What is expected ->
Write out the material again exactly, please, and omit the pictures.

______

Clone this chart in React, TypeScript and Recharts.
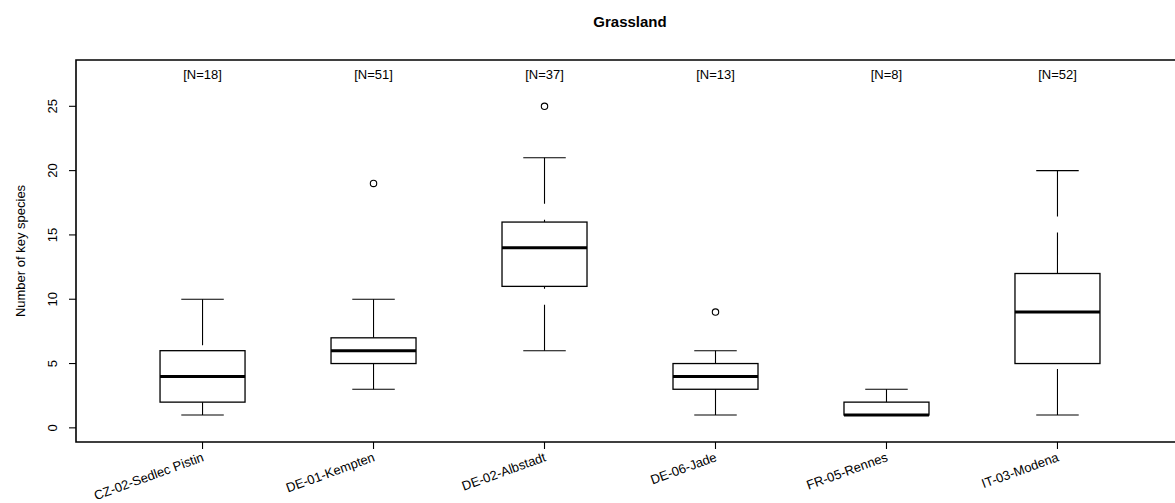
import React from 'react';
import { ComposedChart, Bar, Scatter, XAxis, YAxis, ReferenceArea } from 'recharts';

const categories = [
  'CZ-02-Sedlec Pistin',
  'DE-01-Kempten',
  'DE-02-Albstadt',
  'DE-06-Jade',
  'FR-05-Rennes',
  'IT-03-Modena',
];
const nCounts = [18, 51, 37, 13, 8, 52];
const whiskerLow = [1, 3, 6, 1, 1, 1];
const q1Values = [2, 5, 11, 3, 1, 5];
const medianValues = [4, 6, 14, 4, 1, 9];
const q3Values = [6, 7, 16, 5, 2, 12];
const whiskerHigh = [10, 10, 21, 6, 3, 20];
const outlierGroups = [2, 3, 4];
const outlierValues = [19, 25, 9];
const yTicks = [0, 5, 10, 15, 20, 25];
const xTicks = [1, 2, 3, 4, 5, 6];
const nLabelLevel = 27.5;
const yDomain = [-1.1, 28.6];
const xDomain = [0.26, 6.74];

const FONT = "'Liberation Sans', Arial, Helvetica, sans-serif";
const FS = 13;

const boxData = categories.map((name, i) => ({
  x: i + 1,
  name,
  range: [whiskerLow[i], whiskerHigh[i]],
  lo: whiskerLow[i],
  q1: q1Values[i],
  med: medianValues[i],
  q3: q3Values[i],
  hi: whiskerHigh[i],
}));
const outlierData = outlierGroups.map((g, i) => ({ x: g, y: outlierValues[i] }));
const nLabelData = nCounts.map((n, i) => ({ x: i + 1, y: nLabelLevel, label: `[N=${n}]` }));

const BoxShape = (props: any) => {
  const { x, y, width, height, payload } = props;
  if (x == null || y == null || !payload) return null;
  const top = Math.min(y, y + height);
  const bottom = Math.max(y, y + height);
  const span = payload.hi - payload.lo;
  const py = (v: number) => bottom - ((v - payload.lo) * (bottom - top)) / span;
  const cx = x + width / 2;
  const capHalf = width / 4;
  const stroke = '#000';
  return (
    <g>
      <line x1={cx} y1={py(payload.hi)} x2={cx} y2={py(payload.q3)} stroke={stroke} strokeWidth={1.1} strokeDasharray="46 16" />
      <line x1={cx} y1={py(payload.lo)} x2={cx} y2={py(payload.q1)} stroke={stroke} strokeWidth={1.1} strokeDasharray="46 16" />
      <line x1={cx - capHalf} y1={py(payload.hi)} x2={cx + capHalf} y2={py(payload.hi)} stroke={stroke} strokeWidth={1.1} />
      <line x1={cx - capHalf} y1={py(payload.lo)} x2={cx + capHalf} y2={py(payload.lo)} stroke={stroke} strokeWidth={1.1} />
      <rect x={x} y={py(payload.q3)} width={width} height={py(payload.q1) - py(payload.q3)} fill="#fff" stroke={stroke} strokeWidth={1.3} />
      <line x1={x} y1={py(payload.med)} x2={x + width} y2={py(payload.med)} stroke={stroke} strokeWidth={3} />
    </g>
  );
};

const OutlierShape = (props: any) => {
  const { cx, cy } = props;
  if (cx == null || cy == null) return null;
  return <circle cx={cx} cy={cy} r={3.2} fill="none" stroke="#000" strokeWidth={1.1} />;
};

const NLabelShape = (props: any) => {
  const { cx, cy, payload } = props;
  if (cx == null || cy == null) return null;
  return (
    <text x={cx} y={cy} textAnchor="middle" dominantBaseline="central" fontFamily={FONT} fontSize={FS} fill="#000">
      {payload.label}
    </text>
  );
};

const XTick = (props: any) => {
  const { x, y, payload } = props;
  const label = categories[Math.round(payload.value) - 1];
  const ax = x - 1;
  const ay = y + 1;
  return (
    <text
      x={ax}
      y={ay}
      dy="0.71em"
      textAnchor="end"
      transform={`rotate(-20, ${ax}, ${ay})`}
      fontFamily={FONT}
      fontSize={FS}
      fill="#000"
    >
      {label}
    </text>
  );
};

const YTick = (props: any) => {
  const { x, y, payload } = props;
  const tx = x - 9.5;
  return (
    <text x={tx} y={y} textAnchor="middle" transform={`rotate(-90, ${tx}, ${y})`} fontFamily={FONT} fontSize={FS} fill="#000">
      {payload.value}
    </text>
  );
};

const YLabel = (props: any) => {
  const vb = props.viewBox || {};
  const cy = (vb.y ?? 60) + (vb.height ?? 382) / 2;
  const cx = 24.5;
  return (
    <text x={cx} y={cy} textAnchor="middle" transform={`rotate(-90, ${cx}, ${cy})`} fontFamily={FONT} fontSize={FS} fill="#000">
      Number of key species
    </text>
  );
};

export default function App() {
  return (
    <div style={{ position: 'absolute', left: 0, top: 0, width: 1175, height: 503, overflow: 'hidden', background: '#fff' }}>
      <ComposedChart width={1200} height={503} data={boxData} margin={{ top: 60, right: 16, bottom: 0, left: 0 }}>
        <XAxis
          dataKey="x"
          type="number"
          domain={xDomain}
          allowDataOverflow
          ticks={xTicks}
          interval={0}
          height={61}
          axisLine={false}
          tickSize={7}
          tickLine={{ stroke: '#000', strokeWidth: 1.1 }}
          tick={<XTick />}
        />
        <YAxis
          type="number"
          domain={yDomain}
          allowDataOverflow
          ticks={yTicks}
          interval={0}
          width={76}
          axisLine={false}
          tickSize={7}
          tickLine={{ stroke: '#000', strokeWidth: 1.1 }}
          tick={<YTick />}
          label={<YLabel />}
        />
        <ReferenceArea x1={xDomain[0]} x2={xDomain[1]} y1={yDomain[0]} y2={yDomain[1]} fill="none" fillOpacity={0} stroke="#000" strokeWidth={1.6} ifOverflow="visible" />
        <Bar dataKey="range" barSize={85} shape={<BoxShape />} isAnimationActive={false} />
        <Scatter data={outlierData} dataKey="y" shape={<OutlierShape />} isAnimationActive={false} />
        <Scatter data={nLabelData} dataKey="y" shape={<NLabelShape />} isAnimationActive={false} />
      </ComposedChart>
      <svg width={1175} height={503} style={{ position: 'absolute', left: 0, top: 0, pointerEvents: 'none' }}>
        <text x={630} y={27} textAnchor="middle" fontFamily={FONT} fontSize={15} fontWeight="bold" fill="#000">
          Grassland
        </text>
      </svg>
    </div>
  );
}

______

Final result ->
Clone this chart in React, TypeScript and Recharts.
import React from 'react';
import { ComposedChart, Bar, Scatter, XAxis, YAxis, ReferenceArea } from 'recharts';

const categories = [
  'CZ-02-Sedlec Pistin',
  'DE-01-Kempten',
  'DE-02-Albstadt',
  'DE-06-Jade',
  'FR-05-Rennes',
  'IT-03-Modena',
];
const nCounts = [18, 51, 37, 13, 8, 52];
const whiskerLow = [1, 3, 6, 1, 1, 1];
const q1Values = [2, 5, 11, 3, 1, 5];
const medianValues = [4, 6, 14, 4, 1, 9];
const q3Values = [6, 7, 16, 5, 2, 12];
const whiskerHigh = [10, 10, 21, 6, 3, 20];
const outlierGroups = [2, 3, 4];
const outlierValues = [19, 25, 9];
const yTicks = [0, 5, 10, 15, 20, 25];
const xTicks = [1, 2, 3, 4, 5, 6];
const nLabelLevel = 27.5;
const yDomain = [-1.1, 28.6];
const xDomain = [0.26, 6.74];

const FONT = "'Liberation Sans', Arial, Helvetica, sans-serif";
const FS = 13;

const boxData = categories.map((name, i) => ({
  x: i + 1,
  name,
  range: [whiskerLow[i], whiskerHigh[i]],
  lo: whiskerLow[i],
  q1: q1Values[i],
  med: medianValues[i],
  q3: q3Values[i],
  hi: whiskerHigh[i],
}));
const outlierData = outlierGroups.map((g, i) => ({ x: g, y: outlierValues[i] }));
const nLabelData = nCounts.map((n, i) => ({ x: i + 1, y: nLabelLevel, label: `[N=${n}]` }));

const BoxShape = (props: any) => {
  const { x, y, width, height, payload } = props;
  if (x == null || y == null || !payload) return null;
  const top = Math.min(y, y + height);
  const bottom = Math.max(y, y + height);
  const span = payload.hi - payload.lo;
  const py = (v: number) => bottom - ((v - payload.lo) * (bottom - top)) / span;
  const cx = x + width / 2;
  const capHalf = width / 4;
  const stroke = '#000';
  return (
    <g>
      <line x1={cx} y1={py(payload.hi)} x2={cx} y2={py(payload.q3)} stroke={stroke} strokeWidth={1.1} strokeDasharray="46 16" />
      <line x1={cx} y1={py(payload.lo)} x2={cx} y2={py(payload.q1)} stroke={stroke} strokeWidth={1.1} strokeDasharray="46 16" />
      <line x1={cx - capHalf} y1={py(payload.hi)} x2={cx + capHalf} y2={py(payload.hi)} stroke={stroke} strokeWidth={1.1} />
      <line x1={cx - capHalf} y1={py(payload.lo)} x2={cx + capHalf} y2={py(payload.lo)} stroke={stroke} strokeWidth={1.1} />
      <rect x={x} y={py(payload.q3)} width={width} height={py(payload.q1) - py(payload.q3)} fill="#fff" stroke={stroke} strokeWidth={1.3} />
      <line x1={x} y1={py(payload.med)} x2={x + width} y2={py(payload.med)} stroke={stroke} strokeWidth={3} />
    </g>
  );
};

const OutlierShape = (props: any) => {
  const { cx, cy } = props;
  if (cx == null || cy == null) return null;
  return <circle cx={cx} cy={cy} r={3.2} fill="none" stroke="#000" strokeWidth={1.1} />;
};

const NLabelShape = (props: any) => {
  const { cx, cy, payload } = props;
  if (cx == null || cy == null) return null;
  return (
    <text x={cx} y={cy} textAnchor="middle" dominantBaseline="central" fontFamily={FONT} fontSize={FS} fill="#000">
      {payload.label}
    </text>
  );
};

const XTick = (props: any) => {
  const { x, y, payload } = props;
  const label = categories[Math.round(payload.value) - 1];
  const ax = x - 1;
  const ay = y + 1;
  return (
    <text
      x={ax}
      y={ay}
      dy="0.71em"
      textAnchor="end"
      transform={`rotate(-20, ${ax}, ${ay})`}
      fontFamily={FONT}
      fontSize={FS}
      fill="#000"
    >
      {label}
    </text>
  );
};

const YTick = (props: any) => {
  const { x, y, payload } = props;
  const tx = x - 9.5;
  return (
    <text x={tx} y={y} textAnchor="middle" transform={`rotate(-90, ${tx}, ${y})`} fontFamily={FONT} fontSize={FS} fill="#000">
      {payload.value}
    </text>
  );
};

const YLabel = (props: any) => {
  const vb = props.viewBox || {};
  const cy = (vb.y ?? 60) + (vb.height ?? 382) / 2;
  const cx = 24.5;
  return (
    <text x={cx} y={cy} textAnchor="middle" transform={`rotate(-90, ${cx}, ${cy})`} fontFamily={FONT} fontSize={FS} fill="#000">
      Number of key species
    </text>
  );
};

export default function App() {
  return (
    <div style={{ position: 'absolute', left: 0, top: 0, width: 1175, height: 503, overflow: 'hidden', background: '#fff' }}>
      <ComposedChart width={1200} height={503} data={boxData} margin={{ top: 60, right: 16, bottom: 0, left: 0 }}>
        <XAxis
          dataKey="x"
          type="number"
          domain={xDomain}
          allowDataOverflow
          ticks={xTicks}
          interval={0}
          height={61}
          axisLine={false}
          tickSize={7}
          tickLine={{ stroke: '#000', strokeWidth: 1.1 }}
          tick={<XTick />}
        />
        <YAxis
          type="number"
          domain={yDomain}
          allowDataOverflow
          ticks={yTicks}
          interval={0}
          width={76}
          axisLine={false}
          tickSize={7}
          tickLine={{ stroke: '#000', strokeWidth: 1.1 }}
          tick={<YTick />}
          label={<YLabel />}
        />
        <ReferenceArea x1={xDomain[0]} x2={xDomain[1]} y1={yDomain[0]} y2={yDomain[1]} fill="none" fillOpacity={0} stroke="#000" strokeWidth={1.6} ifOverflow="visible" />
        <Bar dataKey="range" barSize={85} shape={<BoxShape />} isAnimationActive={false} />
        <Scatter data={outlierData} dataKey="y" shape={<OutlierShape />} isAnimationActive={false} />
        <Scatter data={nLabelData} dataKey="y" shape={<NLabelShape />} isAnimationActive={false} />
      </ComposedChart>
      <svg width={1175} height={503} style={{ position: 'absolute', left: 0, top: 0, pointerEvents: 'none' }}>
        <text x={630} y={27} textAnchor="middle" fontFamily={FONT} fontSize={15} fontWeight="bold" fill="#000">
          Grassland
        </text>
      </svg>
    </div>
  );
}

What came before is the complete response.